The end of January, Leachman pleaded not guilty to 10 counts of animal cruelty. He faces a total maximum of five years in prison and a $5,000 fine for those charges, and they can turn over to felony charges later. He is blaming everyone but himself in this, including the new owners. He claimed he was going to have a sale in the fall, but that never happened because he didn’t want to take the low prices horses were bringing then. He was supposed to remove the horses in July when the ranch sold, so the promise of a Hairpin Cavvy Fall sale may have been made just to keep everyone placated for a time. Who knows.
Some of the horses destroyed by Sheriff’s department personnel had been crippled for at least a year, so the sad state of the Leachman owned horses isn’t a new thing. Why anyone would put ID bands on still-growing horses is also a mystery. If one had to have ahold of them to put the band on, why not just put a number brand on them? It’s not like Leachman has an aversion to branding horses, as every Hairpin Cavvy horse I’ve ever seen has had numbers branded on nearly every corner.
As early as last fall, Montana Department of Livestock Eastern Area Manager Travis Elings hauled his own watertank to a pasture with 14 Leachman stallions in it that were completely without water. Where was Jim Leachman then? (Probably prancing around in his big hat complaining about how he’s been mistreated would be my guess.)

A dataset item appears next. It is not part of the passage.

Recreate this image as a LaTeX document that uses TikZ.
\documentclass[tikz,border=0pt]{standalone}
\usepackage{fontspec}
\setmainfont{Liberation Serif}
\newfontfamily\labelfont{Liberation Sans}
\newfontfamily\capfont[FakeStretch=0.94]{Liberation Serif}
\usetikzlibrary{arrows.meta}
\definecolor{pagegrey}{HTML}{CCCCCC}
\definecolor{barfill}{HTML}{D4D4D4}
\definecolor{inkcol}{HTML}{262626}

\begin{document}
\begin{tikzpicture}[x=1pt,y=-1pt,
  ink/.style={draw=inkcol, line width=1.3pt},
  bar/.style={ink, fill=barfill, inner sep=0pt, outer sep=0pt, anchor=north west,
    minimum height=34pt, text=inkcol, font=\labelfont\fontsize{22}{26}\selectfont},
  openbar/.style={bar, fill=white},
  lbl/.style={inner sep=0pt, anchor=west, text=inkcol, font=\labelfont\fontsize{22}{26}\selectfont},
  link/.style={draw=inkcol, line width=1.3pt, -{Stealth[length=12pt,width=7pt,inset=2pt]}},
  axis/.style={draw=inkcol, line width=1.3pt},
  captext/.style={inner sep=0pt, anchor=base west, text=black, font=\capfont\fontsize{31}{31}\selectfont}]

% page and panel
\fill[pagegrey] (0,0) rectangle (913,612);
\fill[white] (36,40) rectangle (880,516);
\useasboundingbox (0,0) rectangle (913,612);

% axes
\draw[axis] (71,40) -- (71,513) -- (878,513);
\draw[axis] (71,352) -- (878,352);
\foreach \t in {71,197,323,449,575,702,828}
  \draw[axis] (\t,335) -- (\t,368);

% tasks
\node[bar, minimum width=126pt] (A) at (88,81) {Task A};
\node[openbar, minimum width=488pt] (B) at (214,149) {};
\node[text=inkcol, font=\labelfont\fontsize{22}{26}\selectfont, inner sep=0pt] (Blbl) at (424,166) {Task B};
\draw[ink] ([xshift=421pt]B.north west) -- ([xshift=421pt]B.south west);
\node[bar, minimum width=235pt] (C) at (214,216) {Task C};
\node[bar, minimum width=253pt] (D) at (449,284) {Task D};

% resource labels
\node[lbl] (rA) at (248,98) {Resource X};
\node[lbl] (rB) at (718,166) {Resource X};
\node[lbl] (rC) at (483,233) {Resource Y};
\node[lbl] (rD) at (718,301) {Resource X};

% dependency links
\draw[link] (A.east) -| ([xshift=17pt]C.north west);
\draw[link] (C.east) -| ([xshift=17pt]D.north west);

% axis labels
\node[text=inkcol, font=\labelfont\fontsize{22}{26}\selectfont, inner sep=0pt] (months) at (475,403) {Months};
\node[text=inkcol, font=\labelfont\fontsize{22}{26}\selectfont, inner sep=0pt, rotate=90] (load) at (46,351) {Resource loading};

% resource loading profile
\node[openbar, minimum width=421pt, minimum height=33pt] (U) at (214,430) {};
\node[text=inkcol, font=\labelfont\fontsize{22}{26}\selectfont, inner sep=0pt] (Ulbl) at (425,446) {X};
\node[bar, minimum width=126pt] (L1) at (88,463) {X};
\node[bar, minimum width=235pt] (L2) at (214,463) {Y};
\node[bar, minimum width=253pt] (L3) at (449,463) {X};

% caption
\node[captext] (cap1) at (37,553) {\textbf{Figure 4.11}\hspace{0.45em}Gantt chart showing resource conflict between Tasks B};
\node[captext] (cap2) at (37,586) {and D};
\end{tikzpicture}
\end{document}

This isn’t his first brush with problems as he lost his cowherd due to shifty practices and left New York in 1970 after a big bankruptcy mess there. He’s no innocent victim.

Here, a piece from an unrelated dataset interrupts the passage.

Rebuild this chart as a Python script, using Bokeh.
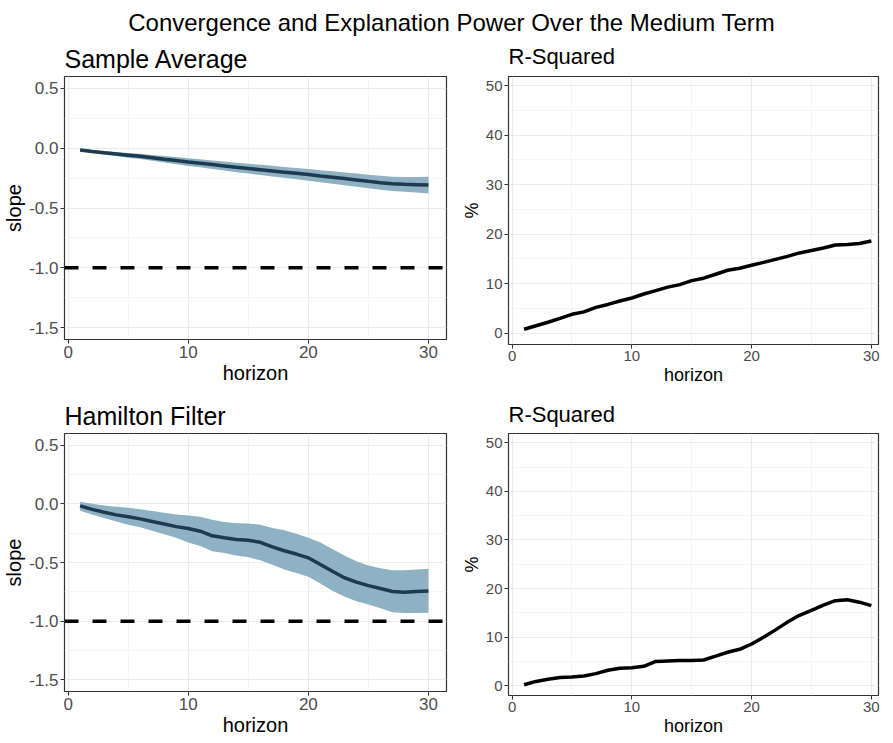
from bokeh.plotting import figure
from bokeh.layouts import column, row
from bokeh.models import Div, FixedTicker, PrintfTickFormatter, Span, Range1d
from bokeh.embed import file_html
from bokeh.resources import INLINE

# ---------------- data ----------------
horizon = list(range(1, 31))

sa_slope = [-0.015, -0.027, -0.038, -0.048, -0.058, -0.068, -0.080, -0.092, -0.103, -0.115,
            -0.126, -0.137, -0.148, -0.160, -0.170, -0.180, -0.190, -0.200, -0.210, -0.220,
            -0.232, -0.243, -0.254, -0.265, -0.277, -0.288, -0.298, -0.302, -0.305, -0.308]
sa_hi = [-0.006, -0.015, -0.023, -0.031, -0.039, -0.047, -0.056, -0.065, -0.074, -0.084,
         -0.093, -0.102, -0.111, -0.121, -0.130, -0.139, -0.147, -0.156, -0.165, -0.174,
         -0.184, -0.193, -0.202, -0.211, -0.221, -0.230, -0.238, -0.240, -0.240, -0.238]
sa_lo = [-0.024, -0.039, -0.053, -0.066, -0.079, -0.091, -0.105, -0.119, -0.133, -0.148,
         -0.160, -0.173, -0.186, -0.200, -0.212, -0.224, -0.236, -0.248, -0.260, -0.272,
         -0.285, -0.298, -0.310, -0.322, -0.335, -0.347, -0.358, -0.364, -0.370, -0.378]

hf_slope = [-0.017, -0.047, -0.072, -0.094, -0.110, -0.128, -0.150, -0.172, -0.194, -0.210,
            -0.233, -0.272, -0.289, -0.303, -0.310, -0.328, -0.367, -0.400, -0.428, -0.460,
            -0.517, -0.575, -0.630, -0.667, -0.697, -0.722, -0.747, -0.753, -0.747, -0.744]
hf_hi = [0.017, 0.000, -0.015, -0.025, -0.033, -0.045, -0.060, -0.075, -0.090, -0.100,
         -0.110, -0.136, -0.155, -0.165, -0.167, -0.178, -0.205, -0.225, -0.255, -0.289,
         -0.330, -0.385, -0.440, -0.490, -0.525, -0.550, -0.567, -0.567, -0.560, -0.553]
hf_lo = [-0.058, -0.090, -0.120, -0.150, -0.178, -0.200, -0.230, -0.260, -0.290, -0.330,
         -0.360, -0.405, -0.420, -0.440, -0.456, -0.480, -0.520, -0.560, -0.590, -0.622,
         -0.680, -0.740, -0.789, -0.830, -0.858, -0.890, -0.925, -0.930, -0.930, -0.928]

sa_r2 = [0.8, 1.5, 2.2, 3.0, 3.8, 4.3, 5.2, 5.8, 6.5, 7.1,
         7.9, 8.6, 9.3, 9.8, 10.6, 11.1, 11.9, 12.7, 13.1, 13.7,
         14.3, 14.9, 15.5, 16.2, 16.7, 17.2, 17.8, 17.9, 18.1, 18.6]
hf_r2 = [0.2, 0.9, 1.35, 1.7, 1.8, 2.0, 2.5, 3.2, 3.6, 3.7,
         4.0, 5.0, 5.1, 5.2, 5.2, 5.3, 6.1, 6.9, 7.5, 8.6,
         10.0, 11.5, 13.1, 14.5, 15.5, 16.6, 17.5, 17.7, 17.2, 16.5]

reference_slope = -1.0

x_ticks = [0, 10, 20, 30]
x_minor = [5, 15, 25]
slope_ticks = [-1.5, -1.0, -0.5, 0.0, 0.5]
slope_minor = [-1.25, -0.75, -0.25, 0.25]
r2_ticks = [0, 10, 20, 30, 40, 50]
r2_minor = [5, 15, 25, 35, 45]

main_title = "Convergence and Explanation Power Over the Medium Term"

FONT = "Liberation Sans"
BAND = "#8fb1c4"
LINE = "#1c3a50"


def style(p, title_size, title_standoff, label_size, tick_size, xt, xm, yt, ym, yfmt):
    p.title.text_font = FONT
    p.title.text_font_size = title_size
    p.title.text_font_style = "normal"
    p.title.text_color = "black"
    p.title.align = "left"
    p.title.standoff = title_standoff
    p.background_fill_color = "white"
    p.border_fill_color = None
    p.outline_line_color = "#333333"
    p.outline_line_width = 1.2
    p.xaxis.ticker = FixedTicker(ticks=xt, minor_ticks=xm)
    p.yaxis.ticker = FixedTicker(ticks=yt, minor_ticks=ym)
    p.yaxis.formatter = PrintfTickFormatter(format=yfmt)
    p.xaxis.formatter = PrintfTickFormatter(format="%d")
    for ax in (p.xaxis, p.yaxis):
        ax.axis_line_color = None
        ax.major_tick_line_color = "#333333"
        ax.major_tick_out = 4
        ax.major_tick_in = 0
        ax.minor_tick_out = 0
        ax.minor_tick_in = 0
        ax.major_label_text_font = FONT
        ax.major_label_text_font_size = tick_size
        ax.major_label_text_color = "#4d4d4d"
        ax.major_label_standoff = 2
        ax.axis_label_text_font = FONT
        ax.axis_label_text_font_size = label_size
        ax.axis_label_text_font_style = "normal"
        ax.axis_label_text_color = "black"
        ax.axis_label_standoff = 1
    p.xgrid.grid_line_color = "#ebebeb"
    p.ygrid.grid_line_color = "#ebebeb"
    p.xgrid.grid_line_width = 1
    p.ygrid.grid_line_width = 1
    p.xgrid.minor_grid_line_color = "#f2f2f2"
    p.ygrid.minor_grid_line_color = "#f2f2f2"
    p.xgrid.minor_grid_line_width = 0.8
    p.ygrid.minor_grid_line_width = 0.8


def slope_fig(title, slope, lo, hi, top, fh, bottom):
    p = figure(frame_width=382, frame_height=fh,
               x_range=Range1d(-0.3, 31.5), y_range=Range1d(-1.6, 0.6),
               output_backend="svg", toolbar_location=None, title=title,
               min_border_left=58, min_border_right=12,
               min_border_top=top, min_border_bottom=bottom,
               x_axis_label="horizon", y_axis_label="slope")
    style(p, "25px", 8, "20px", "17px", x_ticks, x_minor, slope_ticks, slope_minor, "%.1f")
    p.add_layout(Span(location=reference_slope, dimension="width", line_color="black",
                      line_width=3.5, line_dash="14 14"))
    p.varea(x=horizon, y1=lo, y2=hi, fill_color=BAND, fill_alpha=1.0)
    p.line(horizon, slope, line_width=3.5, line_color=LINE)
    return p


def r2_fig(title, r2, top, fh, bottom, y0, y1, standoff):
    p = figure(frame_width=370, frame_height=fh,
               x_range=Range1d(-0.3, 30.6), y_range=Range1d(y0, y1),
               output_backend="svg", toolbar_location=None, title=title,
               min_border_left=47, min_border_right=8,
               min_border_top=top, min_border_bottom=bottom,
               x_axis_label="horizon", y_axis_label="%")
    style(p, "22px", standoff, "18px", "15px", x_ticks, x_minor, r2_ticks, r2_minor, "%d")
    p.line(horizon, r2, line_width=3.5, line_color="black")
    return p


p_tl = slope_fig("Sample Average", sa_slope, sa_lo, sa_hi, 48, 263, 49)
p_tr = r2_fig("R-Squared", sa_r2, 44, 268, 40, -2.29, 51.82, 15)
p_bl = slope_fig("Hamilton Filter", hf_slope, hf_lo, hf_hi, 45, 258, 40)
p_br = r2_fig("R-Squared", hf_r2, 42, 262, 40, -2.0, 51.9, 13)

title_div = Div(
    text=('<div style="width:100%;text-align:center;padding-top:11px;'
          'font-family:\'Liberation Sans\',Arial,sans-serif;font-size:24px;line-height:24px;'
          'color:black;white-space:nowrap;">' + main_title + '</div>'),
    width=851, height=28, margin=(0, 0, 0, 26),
    styles={"text-align": "center", "overflow": "visible"})

layout = column(title_div, row(p_tl, p_tr), row(p_bl, p_br))

open("out.html", "w").write(file_html(layout, INLINE))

Anyway, it’s a horrendous tragedy for the horses, but as usual, other ranchers and good hearted people are stepping up to the plate and hauling in feed and water for the horses. Well over $50,000 has been donated toward their care, as well as loads of hay. There have been air drops of hay into the remotest pastures, so they are eating. Keeping water available for them is really difficult though, what with the cold and the sheer number of horses. We all know that feeding horses hay without adequate water is dangerous due to the colic risk, but then, starving to death is a risk, too. They can eat snow as there’s plenty of that.
The NILE office is taking donations reach them at: 406-256-2495. I’ll keep you posted as to the developments in this situation.

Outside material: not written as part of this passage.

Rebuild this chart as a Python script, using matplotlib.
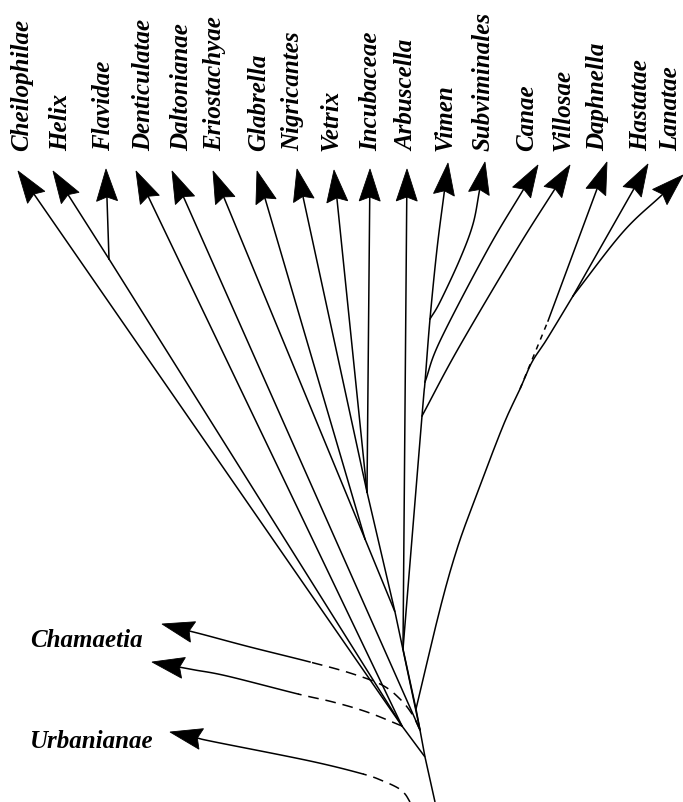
import numpy as np
import matplotlib
matplotlib.use('Agg')
import matplotlib.pyplot as plt
from matplotlib.patches import Polygon

# taxa at the top, left to right (positions, y grows downwards)
top_taxa = ['Cheilophilae', 'Helix', 'Flavidae', 'Denticulatae', 'Daltonianae',
            'Eriostachyae', 'Glabrella', 'Nigricantes', 'Vetrix', 'Incubaceae',
            'Arbuscella', 'Vimen', 'Subviminales', 'Canae', 'Villosae',
            'Daphnella', 'Hastatae', 'Lanatae']
tip_x = [18, 53, 106, 136, 172, 213, 257, 297, 334, 370, 407, 448, 485, 538, 570, 607, 648, 683]
tip_y = [172, 172, 170, 172, 172, 172, 172, 170, 171, 170, 170, 164, 163, 166, 166, 163, 165, 176]
label_x = [28, 67, 110, 150, 188, 221, 265, 299, 338, 377, 413, 452, 490, 533, 570, 604, 647, 677]
label_y = 151

# internal nodes of the tree
node_names = ['R', 'A', 'B', 'C', 'D', 'E', 'F', 'G', 'H', 'HF', 'V1', 'V2', 'V3', 'P', 'DL']
node_x = [435, 425, 402, 420, 416, 403, 395, 367, 365, 109, 430, 425, 422, 520, 573]
node_y = [803, 758, 727, 731, 710, 650, 613, 493, 540, 260, 320, 383, 417, 390, 297]
nd = {n: (x, y) for n, x, y in zip(node_names, node_x, node_y)}

# parent node and bend points of each top branch
top_parent = ['B', 'HF', 'HF', 'B', 'C', 'H', 'H', 'G', 'G', 'G',
              'E', 'E', 'V1', 'V2', 'V3', 'P', 'DL', 'DL']
top_via_x = [[], [], [], [], [], [], [], [], [], [],
             [], [422, 425, 430, 437], [440, 460, 473], [440, 488], [458, 517],
             [548], [], [623]]
top_via_y = [[], [], [], [], [], [], [], [], [], [],
             [], [417, 383, 320, 250], [303, 260, 225], [342, 250], [350, 250],
             [322], [], [233]]

# inner branches
edge_from = ['R', 'A', 'A', 'B', 'C', 'F', 'F', 'C', 'D', 'D']
edge_to = ['A', 'B', 'C', 'HF', 'F', 'H', 'G', 'D', 'E', 'DL']
edge_via_x = [[], [], [], [], [], [], [], [], [], [440, 457, 475, 503, 520, 532, 547]]
edge_via_y = [[], [], [], [], [], [], [], [], [], [610, 550, 500, 427, 390, 363, 340]]

# side branches: dashed part, then solid part, then arrow
side_taxa = ['Chamaetia', '', 'Urbanianae']
side_dash_x = [[420, 412, 400, 382, 350, 310], [402, 367, 333, 298], [410, 405, 398, 383, 363]]
side_dash_y = [[731, 715, 700, 686, 674, 663], [727, 713, 703, 695], [803, 795, 789, 782, 775]]
side_solid_x = [[250, 205], [227, 195], [310, 215]]
side_solid_y = [[648, 636], [677, 671], [762, 743]]
side_tip_x = [162, 152, 170]
side_tip_y = [625, 663, 733]
side_label_x = [30, 30, 30]
side_label_y = [647, 700, 748]

LW = 1.1
FONT = dict(family='Liberation Serif', style='italic', weight='bold', size=18)


def smooth(px, py, n=16):
    P = np.column_stack([px, py]).astype(float)
    if len(P) < 3:
        return P[:, 0], P[:, 1]
    Q = np.vstack([2 * P[0] - P[1], P, 2 * P[-1] - P[-2]])
    t = np.linspace(0, 1, n, endpoint=False)[:, None]
    out = []
    for i in range(1, len(Q) - 2):
        p0, p1, p2, p3 = Q[i - 1], Q[i], Q[i + 1], Q[i + 2]
        out.append(0.5 * (2 * p1 + (p2 - p0) * t + (2 * p0 - 5 * p1 + 4 * p2 - p3) * t ** 2
                          + (3 * p1 - p0 - 3 * p2 + p3) * t ** 3))
    out.append(Q[-2][None, :])
    out = np.vstack(out)
    return out[:, 0], out[:, 1]


def arrowhead(ax, tx, ty, fx, fy, L=32, W=10.5, notch=4):
    u = np.array([tx - fx, ty - fy], float)
    u /= np.hypot(*u)
    p = np.array([-u[1], u[0]])
    tip = np.array([tx, ty], float)
    back = tip - L * u
    ax.add_patch(Polygon([tip, back + W * p, tip - (L - notch) * u, back - W * p],
                         closed=True, fc='k', ec='k', lw=0.6, zorder=3))
    return tip - (L - notch) * u


fig = plt.figure(figsize=(6.83, 8.03), dpi=100)
ax = fig.add_axes([0, 0, 1, 1])
ax.set_xlim(0, 683)
ax.set_ylim(803, 0)
ax.axis('off')

for a, b, vx, vy in zip(edge_from, edge_to, edge_via_x, edge_via_y):
    xs = [nd[a][0]] + vx + [nd[b][0]]
    ys = [nd[a][1]] + vy + [nd[b][1]]
    sx, sy = smooth(xs, ys)
    ax.plot(sx, sy, color='k', lw=LW, solid_capstyle='butt')

for i, name in enumerate(top_taxa):
    px, py = nd[top_parent[i]]
    vx, vy = top_via_x[i], top_via_y[i]
    fx, fy = (vx[-1], vy[-1]) if vx else (px, py)
    end = arrowhead(ax, tip_x[i], tip_y[i], fx, fy)
    xs = [px] + vx + [end[0]]
    ys = [py] + vy + [end[1]]
    if name == 'Daphnella':
        ax.plot(xs[:2], ys[:2], color='k', lw=LW, ls=(0, (3.5, 3.5)))
        ax.plot(xs[1:], ys[1:], color='k', lw=LW)
    else:
        sx, sy = smooth(xs, ys)
        ax.plot(sx, sy, color='k', lw=LW)
    ax.text(label_x[i], label_y, name, rotation=90, rotation_mode='anchor',
            ha='left', va='baseline', **FONT)

for i, name in enumerate(side_taxa):
    dx, dy = side_dash_x[i], side_dash_y[i]
    qx, qy = side_solid_x[i], side_solid_y[i]
    end = arrowhead(ax, side_tip_x[i], side_tip_y[i], qx[-1], qy[-1])
    xs = dx + qx + [end[0]]
    ys = dy + qy + [end[1]]
    n = 16
    sx, sy = smooth(xs, ys, n)
    k = (len(dx) - 1) * n
    ax.plot(sx[:k + 1], sy[:k + 1], color='k', lw=LW, ls=(0, (7, 4.5)))
    ax.plot(sx[k:], sy[k:], color='k', lw=LW)
    if name:
        ax.text(side_label_x[i], side_label_y[i], name, ha='left', va='baseline', **FONT)

fig.savefig('out.png', dpi=100)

A new World Record for 350-yards has been set by an AQHA five-year-old gelding named Strike It Quick. The time of :16:642 was set at Sunland Park on Dec. 30, 2010. The gelding earned a speed index of 110 for the effort. He is by Royal Quick Dash and out of Dreamit by Proudest Effort.
A new 660-yard record was also set by Cash At The Line on Dec. 21 at Hialeah Park. The time of :31:840 earned the gelding a 125 speed index. He is by Takin On The Cash and out of Gold At The Line (TB) by Strike Gold (TB).
The APHA named a Michigan bred gelding as World Champion Running Horse. The flashy sorrel tobiano called I Do One Two Three has a speed index of 102 and is by Judys Lineage and out of Hot Cash 123 by Takin On The Cash. Kind of makes one think the stock in Takin On The Cash might have seen a market spike!
At the Lincoln, NE PRCA Championship Rodeo, Jan. 28-29, South Dakota’s young guns left their mark. The saddle broncs were won by Ty Manke, Rapid City, with Chase Kukuchka, Belle Fourche tying for second. The bull riding was won by John Jacobs of Timber Lake with second going to Taylor Cowan of Ft. Pierre.
At the same time, the Rio Rancho New Mexico Stampede was on and Quinn, SD’s JJ Elshere won third in the saddle broncs. I’ll have results from Ft. Worth and Rapid City next week as they are still going on. I do know that the Northern Plains hands are pulling in lots of checks at both and making us all proud.
Having been driving in Rapid City for the last few days, I found this little gem of trivia pertinent. Did you know that in the average American’s whole life, you will spend an average of six months waiting at red lights? I can believe it.